Even if not an outright ban, the court holds that the law imposes an “undue burden” on those seeking an abortion. Indeed, the law has already compelled abortion providers to shut down. For that reason, Pitman writes, a preliminary injunction is necessary to prevent irreparable harm.
The decision delivers a stern rebuke to states trying an end run around the Constitution: “Had this Court not acted on its sound authority to provide relief to the United States, any number of states could enact legislation that deprives citizens of their constitutional rights, with no legal remedy to challenge that deprivation, without the concern that a federal court would enter an injunction,” Pitman writes. Moreover, he warns, “Equally plausible is that states at the other end of the political spectrum could use a similar tactic to ban or impermissibly limit another constitutional right, like a right grounded in the Second Amendment, to further a political agenda.”

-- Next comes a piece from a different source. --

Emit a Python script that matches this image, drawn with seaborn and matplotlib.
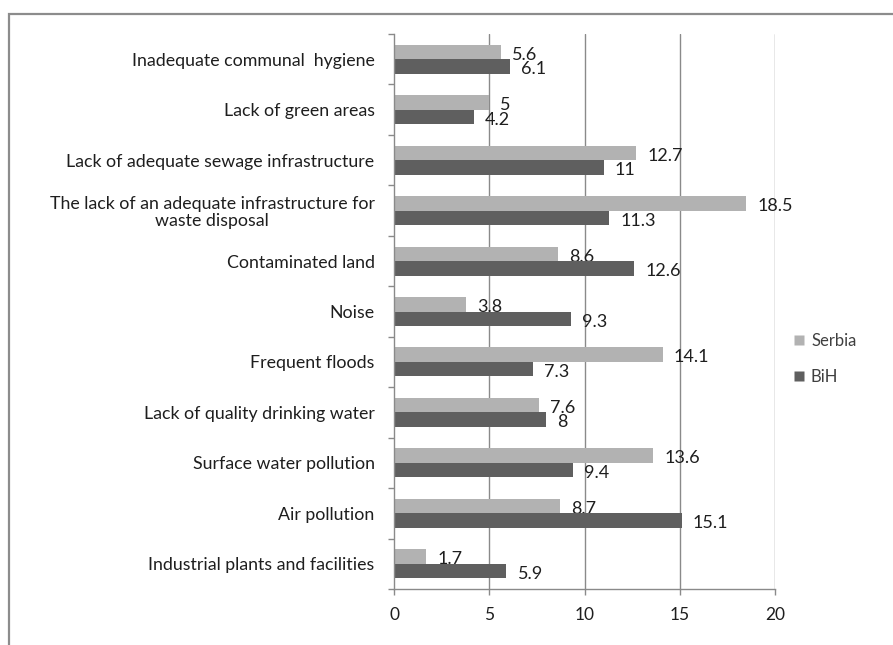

Finally, Pitman scoffs at the state’s request to enjoin relief while it appeals. “The State has forfeited the right to any such accommodation by pursuing an unprecedented and aggressive scheme to deprive its citizens of a significant and well-established constitutional right,” he finds. “From the moment [the Texas law] went into effect, women have been unlawfully prevented from exercising control over their lives in ways that are protected by the Constitution.” Other courts may find differently, Pitman declares, but “this Court will not sanction one more day of this offensive deprivation of such an important right.”
Wow. What just happened here? First, Pitman’s ruling makes a mockery of the Supreme Court’s thin argument that the law was so “complex” that the court couldn’t possibly agree to issue an injunction on an emergency basis. There is nothing complex — or constitutional — about Texas’s scheme to set up bounties for those who seek abortions.
Second, Pitman lays bare the deceitful crafting of a bill that seeks to rob people of their constitutional rights. And unlike the Supreme Court, he is not willing to play along with a ruse that would emasculate federal courts. Apparently, he has more institutional reverence for the federal judiciary than do the right-wing Supreme Court justices who allowed state lawmakers to skirt around the courts.
And finally, it is clear that had Republicans not pulled power plays to keep Garland off the Supreme Court and to jam through Justice Amy Coney Barrett’s nomination, an injunction like this likely would have come from the Supreme Court. (Chief Justice John G. Roberts Jr. joined with the court’s liberals in dissenting on the decision not to block the Texas law.) In a real sense, Republicans’ stacking the Supreme Court has turned the highest court into a cynical enabler of right-wing extremists in the states rather than a guardian of the Constitution. Pitman’s clarity is worth celebrating, even if a right-wing U.S. Court of Appeals for the 5th Circuit and a Supreme Court of “partisan hacks” is likely to overturn his fine opinion.